Oleh: Gracesiane Jaklyn K.

Pembangunan sejatinya dilakukan dengan tujuan untuk meningkatkan taraf hidup masyarakat. Kebutuhan masyarakat setempat menjadi hal utama yang harus diperhatikan dalam pembangunan. Namun apabila proyek pembangunan yang ada justru menindas masyarakat setempat dan membawa dampak buruk lainnya, lantas menjadi wajar untuk mempertanyakan, untuk meningkatkan “taraf hidup” siapa pembangunan tersebut dilakukan?

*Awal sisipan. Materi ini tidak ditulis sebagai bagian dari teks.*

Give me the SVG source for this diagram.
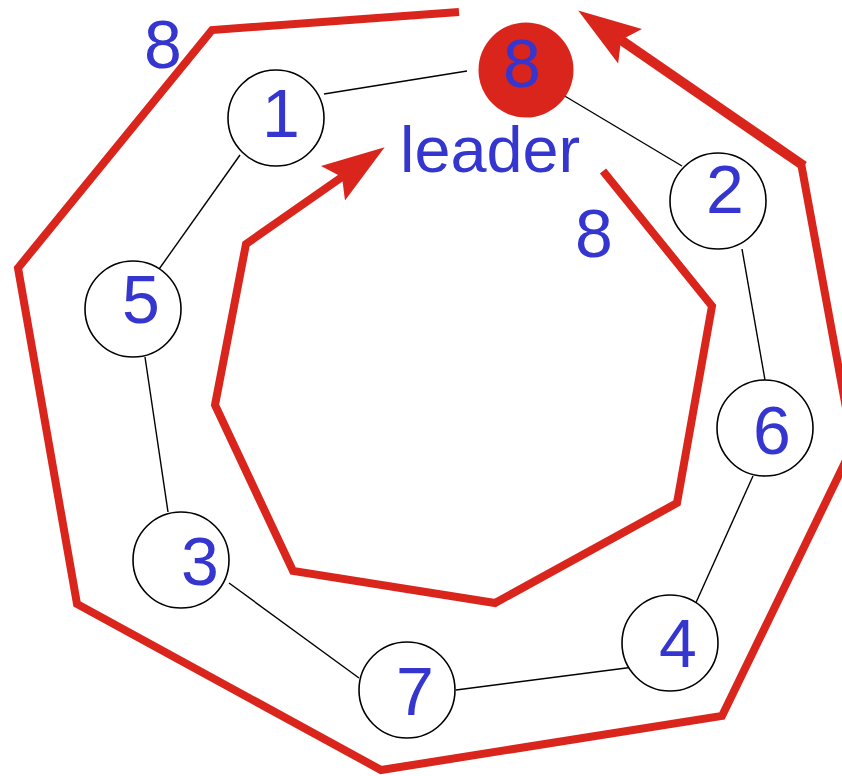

Esai ini akan membahas tentang perjuangan nirkekerasan yang dilakukan oleh para perempuan di Kendeng untuk menyelamatkan lingkungan dan masyarat lokal dari pembangunan yang justru membawa petaka bagi hidup mereka. Pembangunan yang dimaksud adalah proyek pembangunan yang tidak didasarkan pada kebutuhan masyarakat setempat, namun pembangunan yang berorientasi pada keuntungan (profit) pihak tertentu. Dalam mengkaji keterkaitan antara perempuan dan alam, penulis akan menggunakan teori ekofeminisme yang percaya pada kaitan antara alam dan perempuan sebagai pihak yang tertindas dari sistem kapital patriarkal.

Pemilihan topik ini didasarkan pada keresahan penulis terhadap pandangan publik yang lebih sering memberikan sorot perhatian pada kerusakan lingkungan saja sebagai dampak buruk dari pembangunan. Padahal, apabila dicermati lebih lanjut, ada dimensi gender dalam kasus ini yang tidak kalah pentingnya untuk diperhatikan. Perempuan menjadi salah satu korban opresi pembangunan, dimana taraf hidup mereka tidak ditingkatkan, namun justru dieksploitasi. Selain itu, penulis juga ingin menekankan bahwa tidak selamanya perlawanan harus ditempuh dengan cara-cara kekerasan, namun bisa dengan cara-cara nirkekerasan. Oleh karena itu, penulis ingin membahas mengenai perlawanan nirkekerasan yang dilakukan oleh para perempuan Kendeng dan terbukti lebih efektif daripada perlawanan yang melibatkan kekerasan.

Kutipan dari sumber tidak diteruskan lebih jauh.